***** DATASET EXTRACT

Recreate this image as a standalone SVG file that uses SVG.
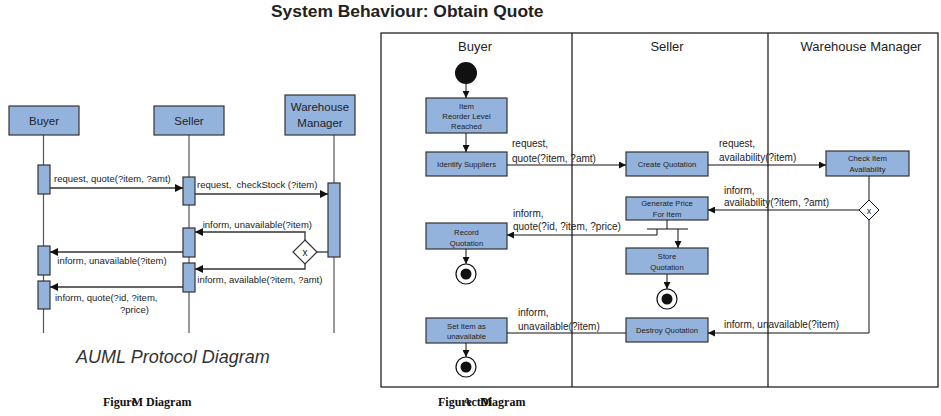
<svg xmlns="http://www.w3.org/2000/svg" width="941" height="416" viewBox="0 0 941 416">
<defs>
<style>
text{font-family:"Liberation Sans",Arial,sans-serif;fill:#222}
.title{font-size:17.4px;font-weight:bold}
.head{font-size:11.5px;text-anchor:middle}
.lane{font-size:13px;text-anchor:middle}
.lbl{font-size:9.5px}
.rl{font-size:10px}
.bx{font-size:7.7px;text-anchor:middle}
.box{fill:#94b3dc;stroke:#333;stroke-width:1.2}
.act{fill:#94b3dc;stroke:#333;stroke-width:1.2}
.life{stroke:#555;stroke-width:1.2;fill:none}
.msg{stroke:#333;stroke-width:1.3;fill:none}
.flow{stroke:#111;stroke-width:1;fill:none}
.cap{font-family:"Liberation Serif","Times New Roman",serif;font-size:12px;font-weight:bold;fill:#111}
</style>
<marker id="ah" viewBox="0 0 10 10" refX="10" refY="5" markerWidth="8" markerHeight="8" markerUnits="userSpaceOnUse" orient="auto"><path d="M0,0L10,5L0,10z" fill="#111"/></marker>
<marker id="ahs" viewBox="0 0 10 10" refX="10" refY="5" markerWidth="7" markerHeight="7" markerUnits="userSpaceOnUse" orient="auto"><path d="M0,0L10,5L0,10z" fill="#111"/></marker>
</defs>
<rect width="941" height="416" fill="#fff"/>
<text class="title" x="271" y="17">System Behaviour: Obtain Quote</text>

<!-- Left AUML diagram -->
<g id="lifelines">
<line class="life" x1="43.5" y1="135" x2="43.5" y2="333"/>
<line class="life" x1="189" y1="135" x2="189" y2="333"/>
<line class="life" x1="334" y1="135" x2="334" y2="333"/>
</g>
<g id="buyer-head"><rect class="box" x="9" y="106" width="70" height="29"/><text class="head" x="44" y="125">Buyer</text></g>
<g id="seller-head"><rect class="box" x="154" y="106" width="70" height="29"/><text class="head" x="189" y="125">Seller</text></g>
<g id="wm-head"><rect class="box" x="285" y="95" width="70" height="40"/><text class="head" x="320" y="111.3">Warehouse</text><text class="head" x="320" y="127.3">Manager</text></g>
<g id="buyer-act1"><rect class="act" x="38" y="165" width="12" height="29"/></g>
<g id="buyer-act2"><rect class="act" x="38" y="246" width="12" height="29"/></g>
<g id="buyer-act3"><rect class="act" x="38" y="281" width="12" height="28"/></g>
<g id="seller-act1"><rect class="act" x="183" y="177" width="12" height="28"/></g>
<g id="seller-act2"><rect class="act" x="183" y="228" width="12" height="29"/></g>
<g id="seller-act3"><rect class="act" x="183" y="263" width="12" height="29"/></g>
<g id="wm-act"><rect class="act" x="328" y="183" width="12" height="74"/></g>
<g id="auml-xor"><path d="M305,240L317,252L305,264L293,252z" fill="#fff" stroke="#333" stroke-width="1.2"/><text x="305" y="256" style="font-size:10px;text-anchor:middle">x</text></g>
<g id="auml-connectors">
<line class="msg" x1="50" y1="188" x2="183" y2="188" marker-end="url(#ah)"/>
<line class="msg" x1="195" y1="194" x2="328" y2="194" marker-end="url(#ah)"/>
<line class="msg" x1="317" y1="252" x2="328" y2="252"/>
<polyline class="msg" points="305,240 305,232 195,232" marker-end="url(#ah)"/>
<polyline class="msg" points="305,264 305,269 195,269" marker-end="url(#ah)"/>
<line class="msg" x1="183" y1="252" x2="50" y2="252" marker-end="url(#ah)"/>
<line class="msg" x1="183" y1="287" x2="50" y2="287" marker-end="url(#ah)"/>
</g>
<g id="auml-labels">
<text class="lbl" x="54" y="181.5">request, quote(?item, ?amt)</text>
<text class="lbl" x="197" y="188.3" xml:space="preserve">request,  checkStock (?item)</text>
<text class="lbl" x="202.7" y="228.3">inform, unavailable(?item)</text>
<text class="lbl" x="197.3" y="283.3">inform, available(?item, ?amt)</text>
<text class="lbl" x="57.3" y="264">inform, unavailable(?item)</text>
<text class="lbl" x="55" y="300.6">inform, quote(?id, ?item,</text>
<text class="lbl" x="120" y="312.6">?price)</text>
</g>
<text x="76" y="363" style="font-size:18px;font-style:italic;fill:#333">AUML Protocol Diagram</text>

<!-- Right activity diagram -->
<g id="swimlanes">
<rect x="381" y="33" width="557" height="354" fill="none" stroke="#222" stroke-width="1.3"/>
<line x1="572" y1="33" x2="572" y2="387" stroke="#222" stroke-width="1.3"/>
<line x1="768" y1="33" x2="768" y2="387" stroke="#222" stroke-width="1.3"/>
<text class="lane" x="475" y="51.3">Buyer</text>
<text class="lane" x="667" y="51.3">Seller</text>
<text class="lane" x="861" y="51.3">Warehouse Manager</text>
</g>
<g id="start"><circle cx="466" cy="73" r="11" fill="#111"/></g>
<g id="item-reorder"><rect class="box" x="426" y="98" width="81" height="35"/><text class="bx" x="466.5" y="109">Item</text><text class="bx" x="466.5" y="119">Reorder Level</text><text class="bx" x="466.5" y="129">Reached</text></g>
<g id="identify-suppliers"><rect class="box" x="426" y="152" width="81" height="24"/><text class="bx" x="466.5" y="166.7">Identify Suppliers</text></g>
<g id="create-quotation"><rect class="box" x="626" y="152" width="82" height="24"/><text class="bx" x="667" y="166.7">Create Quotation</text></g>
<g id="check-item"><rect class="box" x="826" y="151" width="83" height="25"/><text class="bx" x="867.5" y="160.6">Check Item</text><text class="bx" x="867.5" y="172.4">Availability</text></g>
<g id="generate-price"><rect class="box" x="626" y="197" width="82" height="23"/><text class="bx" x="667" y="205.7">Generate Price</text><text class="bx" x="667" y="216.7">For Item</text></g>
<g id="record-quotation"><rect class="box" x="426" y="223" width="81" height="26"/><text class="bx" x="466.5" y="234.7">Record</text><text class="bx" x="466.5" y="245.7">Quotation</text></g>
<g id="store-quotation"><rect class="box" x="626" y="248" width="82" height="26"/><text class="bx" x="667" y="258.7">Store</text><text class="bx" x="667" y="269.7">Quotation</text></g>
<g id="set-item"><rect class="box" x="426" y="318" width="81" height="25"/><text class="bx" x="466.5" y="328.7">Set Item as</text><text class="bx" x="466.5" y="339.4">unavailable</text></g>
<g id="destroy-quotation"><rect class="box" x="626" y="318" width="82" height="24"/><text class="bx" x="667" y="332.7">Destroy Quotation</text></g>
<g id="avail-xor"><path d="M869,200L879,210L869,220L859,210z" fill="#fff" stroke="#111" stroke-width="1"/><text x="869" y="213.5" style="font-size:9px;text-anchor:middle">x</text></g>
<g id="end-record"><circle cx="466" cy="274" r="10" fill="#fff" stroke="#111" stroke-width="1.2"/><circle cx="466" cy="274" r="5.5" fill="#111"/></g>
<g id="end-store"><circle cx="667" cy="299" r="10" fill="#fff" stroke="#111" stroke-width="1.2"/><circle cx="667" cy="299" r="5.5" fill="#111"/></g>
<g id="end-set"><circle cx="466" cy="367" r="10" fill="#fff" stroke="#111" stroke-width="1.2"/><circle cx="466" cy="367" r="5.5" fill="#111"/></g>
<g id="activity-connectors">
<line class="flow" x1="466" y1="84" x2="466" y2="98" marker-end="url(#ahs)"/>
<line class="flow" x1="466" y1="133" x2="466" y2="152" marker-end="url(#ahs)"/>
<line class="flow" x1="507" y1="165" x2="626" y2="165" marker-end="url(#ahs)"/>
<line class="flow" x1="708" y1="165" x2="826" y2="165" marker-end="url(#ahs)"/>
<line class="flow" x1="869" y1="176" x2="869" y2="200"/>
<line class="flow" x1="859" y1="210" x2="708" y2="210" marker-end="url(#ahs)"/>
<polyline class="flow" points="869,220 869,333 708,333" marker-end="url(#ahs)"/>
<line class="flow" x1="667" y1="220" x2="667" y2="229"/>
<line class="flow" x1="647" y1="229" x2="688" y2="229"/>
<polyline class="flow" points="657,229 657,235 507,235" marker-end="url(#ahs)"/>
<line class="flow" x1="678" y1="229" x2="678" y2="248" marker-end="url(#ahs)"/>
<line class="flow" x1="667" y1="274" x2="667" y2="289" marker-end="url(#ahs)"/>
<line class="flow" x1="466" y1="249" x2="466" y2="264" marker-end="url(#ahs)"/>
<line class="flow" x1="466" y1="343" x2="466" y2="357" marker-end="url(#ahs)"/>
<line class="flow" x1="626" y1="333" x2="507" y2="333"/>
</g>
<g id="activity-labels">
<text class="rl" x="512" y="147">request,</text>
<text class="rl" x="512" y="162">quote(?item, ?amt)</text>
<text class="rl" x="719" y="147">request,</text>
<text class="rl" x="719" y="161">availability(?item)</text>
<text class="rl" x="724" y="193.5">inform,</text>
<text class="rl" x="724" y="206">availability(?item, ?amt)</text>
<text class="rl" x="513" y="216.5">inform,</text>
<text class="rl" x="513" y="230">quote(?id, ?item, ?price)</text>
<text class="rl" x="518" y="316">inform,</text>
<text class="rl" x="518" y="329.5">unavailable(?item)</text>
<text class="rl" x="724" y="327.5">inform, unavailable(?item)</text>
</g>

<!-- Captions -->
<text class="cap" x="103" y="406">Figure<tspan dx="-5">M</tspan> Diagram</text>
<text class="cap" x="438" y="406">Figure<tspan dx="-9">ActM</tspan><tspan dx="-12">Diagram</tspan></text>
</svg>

**********

> **SET TASK**
Repeat the listing above up to and including the line with "Behaviour: Obtain Quote</text>", starting from its first line. Drop any pictures.

> **ANSWER TO THIS EXERCISE**
Recreate this image as a standalone SVG file that uses SVG.
<svg xmlns="http://www.w3.org/2000/svg" width="941" height="416" viewBox="0 0 941 416">
<defs>
<style>
text{font-family:"Liberation Sans",Arial,sans-serif;fill:#222}
.title{font-size:17.4px;font-weight:bold}
.head{font-size:11.5px;text-anchor:middle}
.lane{font-size:13px;text-anchor:middle}
.lbl{font-size:9.5px}
.rl{font-size:10px}
.bx{font-size:7.7px;text-anchor:middle}
.box{fill:#94b3dc;stroke:#333;stroke-width:1.2}
.act{fill:#94b3dc;stroke:#333;stroke-width:1.2}
.life{stroke:#555;stroke-width:1.2;fill:none}
.msg{stroke:#333;stroke-width:1.3;fill:none}
.flow{stroke:#111;stroke-width:1;fill:none}
.cap{font-family:"Liberation Serif","Times New Roman",serif;font-size:12px;font-weight:bold;fill:#111}
</style>
<marker id="ah" viewBox="0 0 10 10" refX="10" refY="5" markerWidth="8" markerHeight="8" markerUnits="userSpaceOnUse" orient="auto"><path d="M0,0L10,5L0,10z" fill="#111"/></marker>
<marker id="ahs" viewBox="0 0 10 10" refX="10" refY="5" markerWidth="7" markerHeight="7" markerUnits="userSpaceOnUse" orient="auto"><path d="M0,0L10,5L0,10z" fill="#111"/></marker>
</defs>
<rect width="941" height="416" fill="#fff"/>
<text class="title" x="271" y="17">System Behaviour: Obtain Quote</text>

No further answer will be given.